● **Task requirements**: Starting with the first line below, extract each line through the one that contains "(ermAb) at ($(ermA)+(0,24)$)", inclusive, excluding pictures.

● **Recorded data**:

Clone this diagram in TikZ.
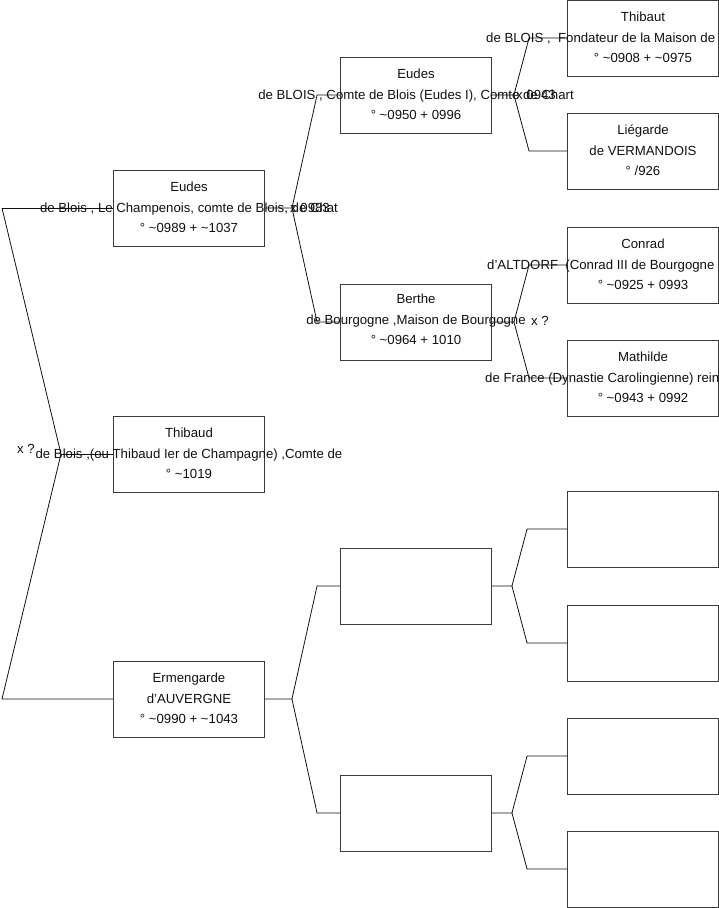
\documentclass[tikz,border=0pt]{standalone}
\usepackage{fontspec}
\setmainfont{Liberation Sans}
\usetikzlibrary{calc,positioning}
\definecolor{ink}{HTML}{101010}
\definecolor{boxline}{HTML}{3A3A3A}

\begin{document}
\begin{tikzpicture}[
  x=1pt,y=-1pt,
  font=\fontsize{13.2}{15}\selectfont,
  pbox/.style={draw=boxline,line width=0.9pt,minimum width=151pt,
               minimum height=76pt,inner sep=0pt},
  link/.style={draw=ink,line width=0.8pt},
  ptext/.style={text=ink,inner sep=0pt,anchor=base},
  cuttext/.style={text=ink,inner sep=0pt,anchor=base west},
  mlabel/.style={text=ink,inner sep=0pt,anchor=base west}
]
\useasboundingbox (0,0) rectangle (719,908);

% -------------------------------------------------------------------------
% Generation 1.
\node[pbox] (eudesA) at (189,208) {};
\node[ptext] (eudesAn) at ($(eudesA)+(0,-17)$) {Eudes};
\node[ptext] (eudesAd) at ($(eudesA)+(0,4)$) {de Blois , Le Champenois, comte de Blois, de Chat};
\node[ptext] (eudesAb) at ($(eudesA)+(0,24)$) {° \textasciitilde 0989 + \textasciitilde 1037};

\node[pbox] (thibA) at (189,454) {};
\node[ptext] (thibAn) at ($(thibA)+(0,-17)$) {Thibaud};
\node[ptext] (thibAd) at ($(thibA)+(0,4)$) {de Blois ,(ou Thibaud Ier de Champagne) ,Comte de};
\node[ptext] (thibAb) at ($(thibA)+(0,24)$) {° \textasciitilde 1019};

\node[pbox] (ermA) at (189,699) {};
\node[ptext] (ermAn) at ($(ermA)+(0,-17)$) {Ermengarde};
\node[ptext] (ermAd) at ($(ermA)+(0,4)$) {d'AUVERGNE};
\node[ptext] (ermAb) at ($(ermA)+(0,24)$) {° \textasciitilde 0990 + \textasciitilde 1043};

% -------------------------------------------------------------------------
% Generation 2.
\node[pbox] (eudesB) at (416,95) {};
\node[ptext] (eudesBn) at ($(eudesB)+(0,-17)$) {Eudes};
\node[ptext] (eudesBd) at ($(eudesB)+(0,4)$) {de BLOIS , Comte de Blois (Eudes I), Comte de Chart};
\node[ptext] (eudesBb) at ($(eudesB)+(0,24)$) {° \textasciitilde 0950 + 0996};

\node[pbox] (bertheB) at (416,322) {};
\node[ptext] (bertheBn) at ($(bertheB)+(0,-19)$) {Berthe};
\node[ptext] (bertheBd) at ($(bertheB)+(0,2)$) {de Bourgogne ,Maison de Bourgogne};
\node[ptext] (bertheBb) at ($(bertheB)+(0,22)$) {° \textasciitilde 0964 + 1010};

\node[pbox] (emptyB) at (416,586) {};
\node[pbox] (emptyC) at (416,813) {};

% -------------------------------------------------------------------------
% Generation 3.
\node[pbox] (thibC) at (643,38) {};
\node[ptext] (thibCn) at ($(thibC)+(0,-17)$) {Thibaut};
\node[cuttext] (thibCd) at (486,42) {de BLOIS ,\ \ Fondateur de la Maison de};
\node[ptext] (thibCb) at ($(thibC)+(0,24)$) {° \textasciitilde 0908 + \textasciitilde 0975};

\node[pbox] (liegC) at (643,151) {};
\node[ptext] (liegCn) at ($(liegC)+(0,-17)$) {Liégarde};
\node[ptext] (liegCd) at ($(liegC)+(0,4)$) {de VERMANDOIS};
\node[ptext] (liegCb) at ($(liegC)+(0,24)$) {° /926};

\node[pbox] (conrC) at (643,265) {};
\node[ptext] (conrCn) at ($(conrC)+(0,-17)$) {Conrad};
\node[cuttext] (conrCd) at (487,269) {d'ALTDORF\ \ (Conrad III de Bourgogne};
\node[ptext] (conrCb) at ($(conrC)+(0,24)$) {° \textasciitilde 0925 + 0993};

\node[pbox] (mathC) at (643,378) {};
\node[ptext] (mathCn) at ($(mathC)+(0,-17)$) {Mathilde};
\node[cuttext] (mathCd) at (485,382) {de France (Dynastie Carolingienne) rein};
\node[ptext] (mathCb) at ($(mathC)+(0,24)$) {° \textasciitilde 0943 + 0992};

\node[pbox] (emptyD) at (643,529) {};
\node[pbox] (emptyE) at (643,643) {};
\node[pbox] (emptyF) at (643,756) {};
\node[pbox] (emptyG) at (643,869) {};

% -------------------------------------------------------------------------
% Forks.
\coordinate (root) at (2,208);
\coordinate (rootmid) at (61,454);
\coordinate (rootlow) at (2,699);
\draw[link] (root) -- (eudesA.west);
\draw[link] (root) -- (rootmid) -- (rootlow) -- (ermA.west);
\draw[link] (rootmid) -- (thibA.west);

\draw[link] (eudesA.east) -- ++(27,0) coordinate (fA)
  -- ($(eudesB.west)+(-23,0)$) -- (eudesB.west);
\draw[link] (fA) -- ($(bertheB.west)+(-23,0)$) -- (bertheB.west);

\draw[link] (ermA.east) -- ++(27,0) coordinate (fE)
  -- ($(emptyB.west)+(-23,0)$) -- (emptyB.west);
\draw[link] (fE) -- ($(emptyC.west)+(-23,0)$) -- (emptyC.west);

\draw[link] (eudesB.east) -- ++(22,0) coordinate (fB)
  -- ($(thibC.west)+(-38,0)$) -- (thibC.west);
\draw[link] (fB) -- ($(liegC.west)+(-38,0)$) -- (liegC.west);

\draw[link] (bertheB.east) -- ++(22,0) coordinate (fC)
  -- ($(conrC.west)+(-38,0)$) -- (conrC.west);
\draw[link] (fC) -- ($(mathC.west)+(-38,0)$) -- (mathC.west);

\draw[link] (emptyB.east) -- ++(20,0) coordinate (fD)
  -- ($(emptyD.west)+(-40,0)$) -- (emptyD.west);
\draw[link] (fD) -- ($(emptyE.west)+(-40,0)$) -- (emptyE.west);

\draw[link] (emptyC.east) -- ++(20,0) coordinate (fF)
  -- ($(emptyF.west)+(-40,0)$) -- (emptyF.west);
\draw[link] (fF) -- ($(emptyG.west)+(-40,0)$) -- (emptyG.west);

% Marriage labels.
\node[mlabel] (mRoot) at (17,453) {x ?};
\node[mlabel] (mEudes) at (290,212) {x 0983};
\node[mlabel] (mThib) at (516,99) {x 0943};
\node[mlabel] (mConr) at (531,325) {x ?};

\end{tikzpicture}
\end{document}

● **Result for this task**:
Clone this diagram in TikZ.
\documentclass[tikz,border=0pt]{standalone}
\usepackage{fontspec}
\setmainfont{Liberation Sans}
\usetikzlibrary{calc,positioning}
\definecolor{ink}{HTML}{101010}
\definecolor{boxline}{HTML}{3A3A3A}

\begin{document}
\begin{tikzpicture}[
  x=1pt,y=-1pt,
  font=\fontsize{13.2}{15}\selectfont,
  pbox/.style={draw=boxline,line width=0.9pt,minimum width=151pt,
               minimum height=76pt,inner sep=0pt},
  link/.style={draw=ink,line width=0.8pt},
  ptext/.style={text=ink,inner sep=0pt,anchor=base},
  cuttext/.style={text=ink,inner sep=0pt,anchor=base west},
  mlabel/.style={text=ink,inner sep=0pt,anchor=base west}
]
\useasboundingbox (0,0) rectangle (719,908);

% -------------------------------------------------------------------------
% Generation 1.
\node[pbox] (eudesA) at (189,208) {};
\node[ptext] (eudesAn) at ($(eudesA)+(0,-17)$) {Eudes};
\node[ptext] (eudesAd) at ($(eudesA)+(0,4)$) {de Blois , Le Champenois, comte de Blois, de Chat};
\node[ptext] (eudesAb) at ($(eudesA)+(0,24)$) {° \textasciitilde 0989 + \textasciitilde 1037};

\node[pbox] (thibA) at (189,454) {};
\node[ptext] (thibAn) at ($(thibA)+(0,-17)$) {Thibaud};
\node[ptext] (thibAd) at ($(thibA)+(0,4)$) {de Blois ,(ou Thibaud Ier de Champagne) ,Comte de};
\node[ptext] (thibAb) at ($(thibA)+(0,24)$) {° \textasciitilde 1019};

\node[pbox] (ermA) at (189,699) {};
\node[ptext] (ermAn) at ($(ermA)+(0,-17)$) {Ermengarde};
\node[ptext] (ermAd) at ($(ermA)+(0,4)$) {d'AUVERGNE};
\node[ptext] (ermAb) at ($(ermA)+(0,24)$) {° \textasciitilde 0990 + \textasciitilde 1043};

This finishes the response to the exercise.